Alexis Paul : Je me souviens d’avoir programmé William Parker au Point Éphémère, Hraïr Hratchian sur la terrasse du Louxor, lorsque que l’ami Vincent Cuny faisait Part Chimp là où plus personne ne les attendait. Soit une légende free jazz dans une salle electro rock, un joueur de doudouk avec vue sur Tati, et un groupe de stoner au bord du « split »… Tout ce qu’on a toujours fait dans nos programmations, c’est essayer de fuir les évidences, les attentes. On a pas toujours réussi bien sûr mais je crois qu’il est très important, dès qu’il y constitution d’une communauté, d’un groupe, de s’en distancier. Pour quelles raisons devrais-je n’organiser des concerts que pour des gens sûrs d’aimer ce qu’ils vont voir ? Lorsque j’étais étudiant, je déchirais les ticket des salles d’opéra et je me souviens de certains abonnés quittant la salle outrés d’un Wajdi Mouawad passant 1h à s’enduire de peinture ; j’adorais ces moments. Je ne suis pas pour la provocation gratuite mais je veux que nous gardions en tête que dans la vie rien n’est acquis, même quand on paye, même quand on est avec ses amis, dans sa ville. Si le fan de chanson ou de rock peux découvrir la culture géorgienne et envisager le qanun comme quelque chose de moderne, je suis heureux. Inversement, si « l’excellence » peut convenir qu’une seule note passée avec justesse dans un horizon de pédales d’effets est potentiellement aussi valable qu’un solo de Paco de Lucia, je suis heureux de la même manière. Du coup la tradition, l’avant-garde, sont à ce niveau égales et seule l’intention compte. Je ne suis pas pour le copier-coller des genres, mais pour revenir à Glissant qui m’obsède depuis plusieurs mois, je veux qu’il se produise un inattendu, que naissent des collisions, envies et métissages. Je suis d’accord pour que des gens se ressemblent (pourquoi pas) mais je suis lassé des gens qui se réunissent uniquement parce qu’ils se ressemblent.
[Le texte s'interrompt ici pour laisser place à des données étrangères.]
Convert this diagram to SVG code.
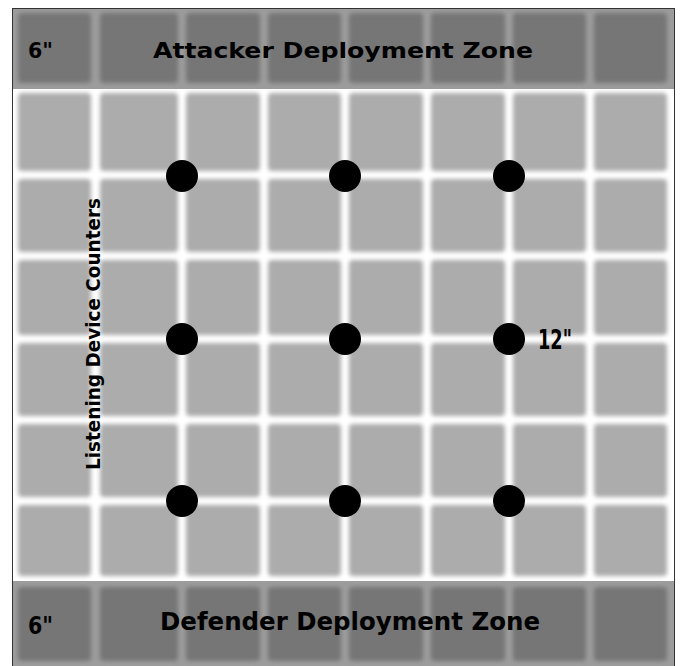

Kiblind : Les lieux du festival sont aussi un signe fort. Pourquoi avoir choisi ces trois lieux si caractéristiques ?

Alexis Paul : Il s’agit de lieux que j’apprécie tout d’abord pour ce qu’ils sont et dont j’apprécie les équipes, ce qui est d’autant plus important. Il s’agit également de lieux qu’on occupait potentiellement avec mes camarades du festival Humanist SK. Ce qui me plait aussi, c’est qu’il ne sont pas systématiquement, au moins pour deux d’entre eux, associés à la musique.

 

Kiblind : Qu’est-ce qu’on peut te souhaiter pour le festival ?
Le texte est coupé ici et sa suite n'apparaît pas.